Understanding the five basic characteristics of wine
Very accomplished oenophiles are able to determine a wine’s grape and region from a single taste – and indeed sometimes just a smell – but you needn’t have such a skilled palette to determine your own unique preferences. A simple understanding of wine’s five fundamental characteristics will set you in good stead for a lifetime of tasting enjoyment.
This refers to the level of residual sugar left in the wine after its creation. A sweet wine will have a higher level of residual sugar, while a dry wine will have had all of its sugars converted to alcohol during fermentation.
Often, our very first perception of a wine will be its sweetness, and while everyone’s sensitivity to it is different, you’ll experience it first on the very tip of your tongue. A slight tingling sensation is a good indicator of sweetness. Sweet wines tend to have a higher viscosity, which means they’ll cling to the glass for longer.

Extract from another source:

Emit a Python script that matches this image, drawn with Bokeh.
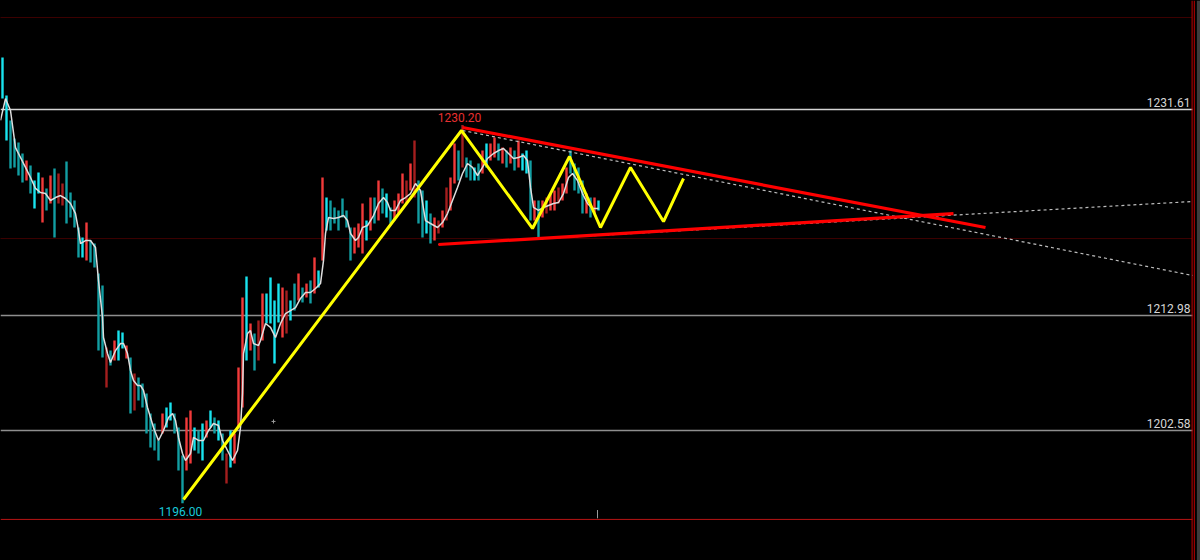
from bokeh.plotting import figure
from bokeh.models import Range1d, ColumnDataSource
from bokeh.embed import file_html
from bokeh.resources import INLINE
from bokeh.core.properties import value

# ---------------- data ----------------
highs = [
    1236.31, 1232.88, 1230.62, 1228.99, 1228.63, 1227.63, 1227.00, 1226.55, 1225.19, 1225.91,
    1225.46, 1224.47, 1225.64, 1226.27, 1225.82, 1224.92, 1226.91, 1224.10, 1223.38, 1220.94,
    1220.03, 1221.39, 1219.76, 1219.49, 1216.78, 1215.69, 1210.09, 1209.81, 1210.72, 1211.62,
    1211.44, 1210.27, 1209.18, 1207.74, 1207.37, 1206.83, 1205.93, 1204.12, 1203.21, 1201.68,
    1204.12, 1204.66, 1205.11, 1204.12, 1202.85, 1200.32, 1203.76, 1204.39, 1202.85, 1202.58,
    1203.21, 1203.49, 1204.39, 1203.76, 1203.49, 1202.31, 1200.50, 1202.58, 1202.31, 1208.28,
    1214.61, 1216.51, 1212.26, 1211.35, 1212.53, 1214.97, 1214.97, 1216.42, 1214.34, 1215.87,
    1215.51, 1215.24, 1214.34, 1215.87, 1216.78, 1215.51, 1215.87, 1216.15, 1218.23, 1217.05,
    1225.46, 1223.65, 1223.38, 1222.75, 1222.48, 1223.56, 1222.48, 1220.94, 1220.94, 1221.30,
    1223.11, 1221.57, 1223.65, 1223.65, 1225.19, 1224.47, 1224.01, 1222.75, 1223.38, 1224.01,
    1225.82, 1225.19, 1226.73, 1228.81, 1225.19, 1224.28, 1223.38, 1222.20, 1221.84, 1221.57,
    1222.48, 1224.56, 1225.46, 1228.54, 1227.90, 1230.20, 1227.27, 1227.00, 1226.37, 1226.73,
    1227.90, 1228.54, 1228.54, 1229.08, 1228.54, 1228.17, 1227.90, 1228.17, 1227.90, 1228.81,
    1227.63, 1227.90, 1227.00, 1223.38, 1223.38, 1223.38, 1223.65, 1224.01, 1224.28, 1224.56,
    1224.92, 1226.37, 1227.90, 1226.73, 1226.37, 1225.19, 1224.01, 1223.65, 1223.65, 1223.38,
]
lows = [
    1232.60, 1228.81, 1226.27, 1226.37, 1225.64, 1225.01, 1225.19, 1224.01, 1222.66, 1224.01,
    1221.39, 1222.48, 1223.11, 1220.03, 1223.11, 1222.93, 1221.30, 1221.84, 1220.94, 1218.23,
    1218.23, 1217.95, 1217.77, 1217.32, 1209.81, 1209.18, 1206.47, 1208.46, 1208.91, 1208.91,
    1210.00, 1209.09, 1204.12, 1204.39, 1205.29, 1204.66, 1202.31, 1201.04, 1200.77, 1199.87,
    1202.31, 1202.85, 1203.49, 1202.31, 1198.96, 1196.00, 1198.96, 1199.60, 1200.77, 1200.50,
    1199.87, 1201.95, 1202.85, 1202.31, 1201.68, 1199.87, 1197.79, 1199.24, 1199.60, 1202.85,
    1204.66, 1208.91, 1209.81, 1208.01, 1208.91, 1210.72, 1212.26, 1212.26, 1208.64, 1212.35,
    1210.99, 1211.35, 1212.53, 1213.43, 1214.34, 1214.16, 1214.61, 1214.07, 1214.97, 1215.51,
    1217.95, 1220.67, 1220.67, 1221.30, 1220.67, 1221.84, 1220.94, 1217.95, 1218.59, 1219.13,
    1218.59, 1219.76, 1220.67, 1221.30, 1221.57, 1222.20, 1221.84, 1221.30, 1221.57, 1222.20,
    1223.11, 1223.11, 1224.28, 1223.65, 1221.30, 1220.03, 1220.40, 1219.49, 1219.76, 1220.40,
    1220.94, 1221.57, 1222.48, 1224.92, 1225.19, 1226.37, 1225.46, 1225.19, 1225.19, 1225.19,
    1225.82, 1226.37, 1227.00, 1227.27, 1227.00, 1226.73, 1226.37, 1226.73, 1226.09, 1226.37,
    1226.09, 1225.82, 1221.57, 1221.57, 1220.03, 1221.84, 1222.20, 1222.48, 1222.48, 1223.11,
    1223.38, 1224.01, 1225.82, 1224.28, 1224.01, 1222.20, 1222.20, 1221.84, 1222.20, 1222.48,
]
# bar colour kind: C bright up, T dark up, R bright down, D dark down
bar_kinds = list(
    "CCTTTTRTCC" "RTRTDDTTTT" "CRTTTTDTRC" "CRTDTTTTTT" "RCCTTTRRCT"
    "CRCTCTDCRR" "RCRTDRCCCC" "RDCTRTRTRC" "RCTTTTTTRR" "RCRTRTCTRR"
    "RDRDTTCTRD" "RDRRTDTTCT" "RCRRTRTRTR" "CCTRTRDRRD" "RRTTTTRTRC"
)

ma_x = [-0.5, 0.75, 2.0, 3.25, 4.5, 5.75, 7.0, 8.25, 9.5, 10.75, 12.0, 13.25, 14.5, 15.75, 17.0,
        18.25, 19.0, 19.5, 20.75, 22.0, 23.25, 24.0, 25.0, 25.25, 26.25, 27.0, 28.25, 29.5, 30.25,
        31.25, 32.0, 32.75, 33.75, 34.5, 35.25, 36.25, 37.75, 39.0, 40.25, 41.5, 42.5, 43.25, 44.0,
        45.0, 45.75, 47.0, 47.75, 49.0, 50.25, 51.5, 52.75, 54.0, 55.0, 56.25, 57.5, 58.75, 59.5,
        60.0, 60.25, 61.25, 62.0, 62.75, 64.0, 64.5, 65.75, 67.0, 68.25, 69.5, 70.75, 72.0, 73.25,
        74.5, 75.75, 77.0, 78.25, 79.5, 80.25, 80.75, 81.5, 82.75, 84.0, 85.25, 86.25, 87.0, 88.25,
        89.0, 90.0, 91.25, 92.0, 92.75, 94.0, 95.25, 96.25, 97.0, 98.25, 99.5, 100.75, 102.0,
        103.25, 104.5, 105.75, 107.0, 108.75, 110.0, 111.25, 112.5, 113.75, 115.0, 116.25, 117.5,
        118.75, 120.0, 121.25, 122.75, 124.0, 125.25, 126.5, 127.75, 129.0, 130.25, 131.25, 132.0,
        132.75, 134.0, 135.25, 136.5, 137.75, 139.0, 140.25, 141.5, 142.5, 143.75, 145.0, 146.25,
        147.5, 149.0]
ma_price = [1230.62, 1232.60, 1231.52, 1228.17, 1227.27, 1226.37, 1225.46, 1224.47, 1224.10, 1224.01,
            1223.38, 1223.65, 1223.83, 1223.56, 1223.11, 1222.20, 1220.67, 1219.49, 1219.76, 1219.76,
            1219.13, 1216.15, 1212.80, 1210.99, 1209.54, 1208.73, 1209.81, 1210.45, 1210.45, 1209.54,
            1208.01, 1207.10, 1206.65, 1206.65, 1206.20, 1204.66, 1202.85, 1201.68, 1202.58, 1203.76,
            1204.12, 1203.49, 1201.95, 1200.50, 1199.87, 1200.50, 1201.95, 1201.68, 1201.68, 1202.58,
            1203.21, 1203.03, 1201.68, 1200.77, 1199.87, 1200.77, 1202.85, 1205.93, 1209.54, 1211.35,
            1211.62, 1210.45, 1210.27, 1210.72, 1212.26, 1211.90, 1210.99, 1212.26, 1213.16, 1213.43,
            1213.70, 1214.52, 1215.06, 1215.06, 1215.42, 1215.87, 1217.95, 1220.40, 1221.84, 1221.75,
            1221.84, 1222.02, 1221.57, 1220.40, 1219.76, 1220.03, 1220.94, 1221.12, 1221.57, 1222.02,
            1223.11, 1223.65, 1223.20, 1222.48, 1222.48, 1223.38, 1223.65, 1224.01, 1224.92, 1224.28,
            1221.57, 1221.30, 1220.94, 1221.39, 1222.20, 1223.38, 1224.56, 1225.82, 1226.73, 1226.37,
            1225.64, 1226.37, 1227.18, 1227.63, 1227.90, 1228.08, 1227.63, 1227.18, 1227.27, 1227.45,
            1227.00, 1224.56, 1222.75, 1222.48, 1222.75, 1222.93, 1223.11, 1223.20, 1224.01, 1225.46,
            1225.82, 1225.19, 1224.01, 1223.11, 1222.66, 1222.66]

zigzag_x = [45.25, 114.75, 132.5, 141.75, 149.5, 157.0, 165.25, 170.25]
zigzag_price = [1196.34, 1229.71, 1220.85, 1227.36, 1220.94, 1226.37, 1221.48, 1225.37]

upper_red_x = [115.0, 245.75]
upper_red_price = [1229.98, 1220.94]
lower_red_x = [109.0, 237.75]
lower_red_price = [1219.40, 1222.20]
dash_down_x = [115.0, 297.5]
dash_down_price = [1229.71, 1216.60]
dash_up_x = [109.0, 297.5]
dash_up_price = [1219.40, 1223.29]

levels = [1231.61, 1212.98, 1202.58]
level_labels = ["1231.61", "1212.98", "1202.58"]
dotted_levels = [1239.93, 1219.94]
bottom_level = 1194.54
high_label = "1230.20"
high_price = 1230.20
high_x = 114.25
low_label = "1196.00"
low_price = 1196.00
low_x = 44.5

# ---------------- figure ----------------
W, H = 1200, 560
Y0, Y1 = 1190.825, 1241.467
X0, X1 = -0.5, 299.5
PX = (Y1 - Y0) / H  # price units per pixel

p = figure(width=W, height=H, output_backend="svg", toolbar_location=None,
           x_range=Range1d(X0, X1), y_range=Range1d(Y0, Y1),
           x_axis_location=None, y_axis_location=None,
           background_fill_color="black", border_fill_color="black",
           min_border=0, outline_line_color=None)
p.grid.grid_line_color = None

XR = 297.5  # right edge of the chart area

# horizontal dotted dark-red lines
for lv in dotted_levels:
    p.line([X0, XR], [lv, lv], line_color="#7a0000", line_width=1, line_dash="1 1")

# price level lines
level_colors = ["#d4d4d4", "#8e8e8e", "#8e8e8e"]
for lv, c in zip(levels, level_colors):
    p.line([X0, XR], [lv, lv], line_color=c, line_width=1.3)

# bottom red line and right red borders
p.line([X0, XR], [bottom_level, bottom_level], line_color="#b81414", line_width=1)
for xv in (297.4, 297.95):
    p.line([xv, xv], [Y0, Y1], line_color="#c00000", line_width=1)
p.quad(left=[298.6], right=[X1], bottom=[Y0], top=[Y1], fill_color="#3c3c3c", line_color=None)

# bars
kind_color = {"C": "#19e3ee", "T": "#129ea3", "R": "#f23a3a", "D": "#a41e1e"}
idx = list(range(len(highs)))
src = ColumnDataSource(dict(x=idx, hi=highs, lo=lows, c=[kind_color[k] for k in bar_kinds]))
p.segment(x0="x", y0="lo", x1="x", y1="hi", line_color="c", line_width=2.4, source=src)

# moving average
p.line(ma_x, ma_price, line_color="#dedede", line_width=1.5)

# dashed extension lines
p.line(dash_down_x, dash_down_price, line_color="#bdbdbd", line_width=1.2, line_dash="3 3")
p.line(dash_up_x, dash_up_price, line_color="#bdbdbd", line_width=1.2, line_dash="3 3")

# red triangle lines
p.line(upper_red_x, upper_red_price, line_color="#ff0000", line_width=3.2)
p.line(lower_red_x, lower_red_price, line_color="#ff0000", line_width=3.2)

# yellow zigzag
p.line(zigzag_x, zigzag_price, line_color="#ffff00", line_width=3)

# small markers
p.line([148.75, 148.75], [bottom_level + 0.1, bottom_level + 0.85], line_color="#9a9a9a", line_width=1)
p.scatter([67.75], [1203.40], marker="cross", size=4, line_color="#9a9a9a", line_width=1)

# texts
font = value("Roboto")
p.text(x=[297.0] * 3, y=[lv + 7 * PX for lv in levels], text=level_labels,
       text_font=font, text_font_size="12px", text_color="#d6d6d6",
       text_align="right", text_baseline="middle")
p.text(x=[high_x], y=[high_price + 7.6 * PX], text=[high_label],
       text_font=font, text_font_size="12px", text_color="#e83030",
       text_align="center", text_baseline="middle")
p.text(x=[low_x], y=[low_price - 8.2 * PX], text=[low_label],
       text_font=font, text_font_size="12px", text_color="#19c8d8",
       text_align="center", text_baseline="middle")

html = file_html(p, INLINE)
html = html.replace("<head>", "<head><style>html,body{background:#000000;}</style>", 1)
open("out.html", "w").write(html)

Often confused with a high concentration of alcohol, a wine’s acidity is what gives it sharpness – high acidity wines are often tart and zesty, and may feel lighter-bodied as they come across as ‘spritzy’. A ‘well-balanced’ wine is so called as it has acidity, sweetness and tannin in perfect harmony.
How can you identify acidity? You’ll feel a tingling sensation on the sides of your tongue, which may feel rough if you rub it along the roof of your mouth. Your mouth will also feel extra wet, and you might find yourself ‘gleeking’ – the term given to inadvertently spraying saliva while yawning!
A wine high in tannin is often mistakenly labelled as a dry wine, because tannin has a drying effect on the mouth. Frequently described as astringent, tannin is the presence of phenolic compounds that add bitterness to a wine – despite these characteristics, though, tannin adds balance and structure, and helps wine last longer. A lot of research suggests the tannin in red wine is good for your health, too.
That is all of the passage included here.